Apunto unas sabrosas reflexiones de Italo Calvino, tomadas de una publicación de Tusquets (Por qué leer a los clásicos). De jóvenes, todo nos ocurre por primera vez, hasta el encuentro con los clásicos. Por eso, es normal que no los reconozcamos como tales.
En la madurez, la identificación es “fácil”: clásico es el escritor al que estamos siempre releyendo, como si no hubiera habido jamás una primera lectura. Pero, además, esta relectura nos acosa y, a veces, nos sorprende como un descubrimiento. Volvemos al lugar donde parece que nunca hemos estado.
Un clásico, pues, tiene la facultad de decirnos siempre más, de no acabar de decirnos todo lo que puede. Su potencia ha de ser infinita. Y si no lo es, como no puede serlo, se las ingenia con nuestra memoria (mejor: con nuestro olvido) para hacernos creer que hemos llegado, por fin, al lugar donde el tiempo no pasa y cualquier vez es la primera.
De ahí los tópicos de la frescura primaveral del clásico, de su “originalidad” e intemporalidad: a cada rato, nos ofrece un paisaje de origen, es decir, del lugar donde nunca estuvimos y al que quisiéramos volver siempre.
Los clásicos (esto va de mi cuenta, no se le cobre a Calvino) producen una suerte de despertar de zonas muy recónditas pero inadvertidas de nosotros mismos, de modo que el (re)encuentro nos empuja al descubrimiento pero, a la vez, al reconocimiento.
Eso que está ahí afuera es lo más profundo de nuestro interior. Los clásicos son, en este sentido, cósmicos, pues nos ligan al Gran Mundo desde nuestro Pequeño Mundo. Y al revés, como se prefiera.
Lo opuesto al clásico es el neoclásico, el que toma como original no el mito del origen, lugar vacío, sino una obra concreta y, a partir de ella, copia, modifica, falsifica, en el mejor de los casos: deforma y parodia. Los neoclásicos nunca nos sorprenden con el truco de la vuelta inédita. Los encontramos en los museos de la vejez.

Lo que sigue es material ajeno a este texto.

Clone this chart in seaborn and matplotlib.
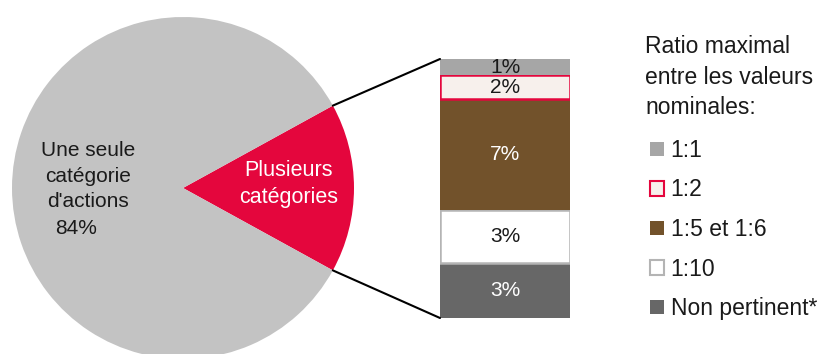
import matplotlib
matplotlib.use("Agg")
import matplotlib.pyplot as plt
import seaborn as sns
from matplotlib.patches import Patch, ConnectionPatch
import numpy as np

# ---- data ----
pie_labels = ["Plusieurs\ncatégories", "Une seule\ncatégorie\nd'actions"]
pie_values = [16, 84]
pie_pct_label = "84%"

bar_categories = ["Non pertinent*", "1:10", "1:5 et 1:6", "1:2", "1:1"]
bar_values = [3.4, 3.3, 6.8, 1.5, 1.0]
bar_texts = ["3%", "3%", "7%", "2%", "1%"]
legend_title = "Ratio maximal\nentre les valeurs\nnominales:"
legend_order = ["1:1", "1:2", "1:5 et 1:6", "1:10", "Non pertinent*"]

# ---- styles ----
sns.set_theme(style="white")
plt.rcParams["font.family"] = ["Liberation Sans", "DejaVu Sans"]

pie_colors = ["#e4063d", "#c3c3c3"]
bar_face = {"Non pertinent*": "#676767", "1:10": "#ffffff", "1:5 et 1:6": "#72522b",
            "1:2": "#f7f0ec", "1:1": "#a6a6a6"}
bar_edge = {"Non pertinent*": "#676767", "1:10": "#b4b4b4", "1:5 et 1:6": "#72522b",
            "1:2": "#e4063d", "1:1": "#a6a6a6"}
bar_txtcol = {"Non pertinent*": "white", "1:10": "#1a1a1a", "1:5 et 1:6": "white",
              "1:2": "#1a1a1a", "1:1": "#1a1a1a"}

W, H = 832, 354
fig = plt.figure(figsize=(W / 100, H / 100), dpi=100)

# pie axes
cx, cy, r = 183, 188, 171
axp = fig.add_axes([(cx - r) / W, (H - cy - r) / H, 2 * r / W, 2 * r / H])
half = pie_values[0] / 100 * 360 / 2
wedges, _ = axp.pie(pie_values, colors=pie_colors, startangle=-half, counterclock=True,
                    radius=1, wedgeprops=dict(linewidth=0))
axp.set_xlim(-1, 1)
axp.set_ylim(-1, 1)
axp.set_aspect("equal")
axp.axis("off")

def px2pie(x, y):
    return ((x - cx) / r, (cy - y) / r)

axp.text(*px2pie(289, 184), pie_labels[0], color="white", fontsize=15.5,
         ha="center", va="center", multialignment="center", linespacing=1.4)
axp.text(*px2pie(88, 176), pie_labels[1], color="#1a1a1a", fontsize=15,
         ha="center", va="center", multialignment="center", linespacing=1.45)
axp.text(*px2pie(76, 229), pie_pct_label, color="#1a1a1a", fontsize=15,
         ha="center", va="center")

# bar axes
bx0, bx1, by0, by1 = 440, 570, 59, 318
axb = fig.add_axes([bx0 / W, (H - by1) / H, (bx1 - bx0) / W, (by1 - by0) / H])
bottom = 0.0
for cat, val, txt in zip(bar_categories, bar_values, bar_texts):
    lw = 1.8 if bar_edge[cat] != bar_face[cat] else 0
    axb.bar(0, val, width=1, bottom=bottom, color=bar_face[cat],
            edgecolor=bar_edge[cat], linewidth=lw)
    axb.text(0, bottom + val / 2, txt, ha="center", va="center",
             fontsize=15, color=bar_txtcol[cat])
    bottom += val
axb.set_xlim(-0.5, 0.5)
axb.set_ylim(0, sum(bar_values))
axb.axis("off")

# connector lines
a = np.deg2rad(half)
for sgn, yb in [(1, sum(bar_values)), (-1, 0)]:
    con = ConnectionPatch(xyA=(np.cos(a), sgn * np.sin(a)), coordsA=axp.transData,
                          xyB=(-0.5, yb), coordsB=axb.transData,
                          color="black", linewidth=1.5)
    fig.add_artist(con)

# legend
fig.text(645 / W, 1 - 35 / H, legend_title, fontsize=16.5, color="#1a1a1a",
         ha="left", va="top", linespacing=1.42)
handles = [Patch(facecolor=bar_face[c], edgecolor=bar_edge[c],
                 linewidth=(1.5 if bar_edge[c] != bar_face[c] else 0)) for c in legend_order]
leg = fig.legend(handles, legend_order, loc="upper left",
                 bbox_to_anchor=(650 / W, 1 - 139 / H), frameon=False,
                 fontsize=16.5, handlelength=0.6, handleheight=0.6,
                 handletextpad=0.3, labelspacing=0.72, borderpad=0, borderaxespad=0)
for t in leg.get_texts():
    t.set_color("#1a1a1a")

fig.savefig("out.png", dpi=100)
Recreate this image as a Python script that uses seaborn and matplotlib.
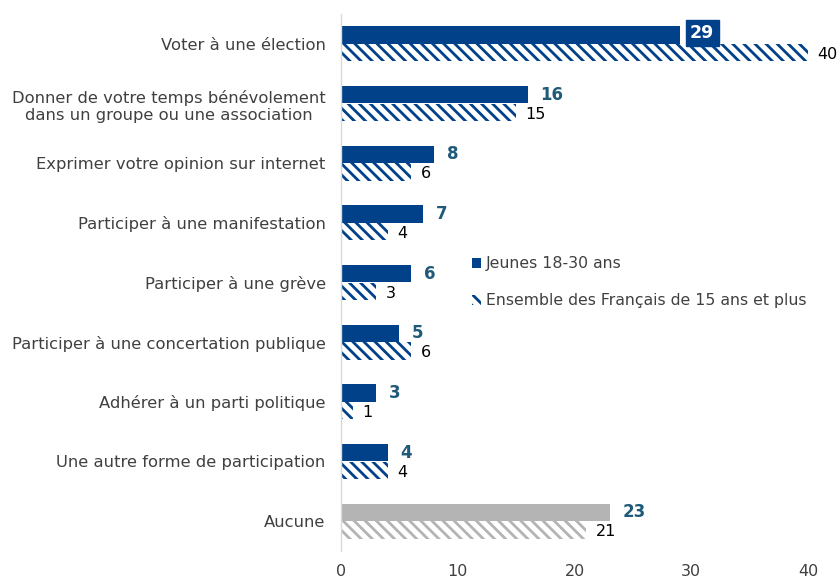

En el museo de al lado, el de la novedad, están esas obras, tan abundantes en este siglo de veneración por el cambio, que se tornan viejas después del primer uso y que nunca nos volverán al origen, o sea al lugar fantástico donde todo retorna y todo comienza.
La compulsión por lo nuevo, el deber académico de ser novedoso, diseña el camino más corto hacia la decrepitud.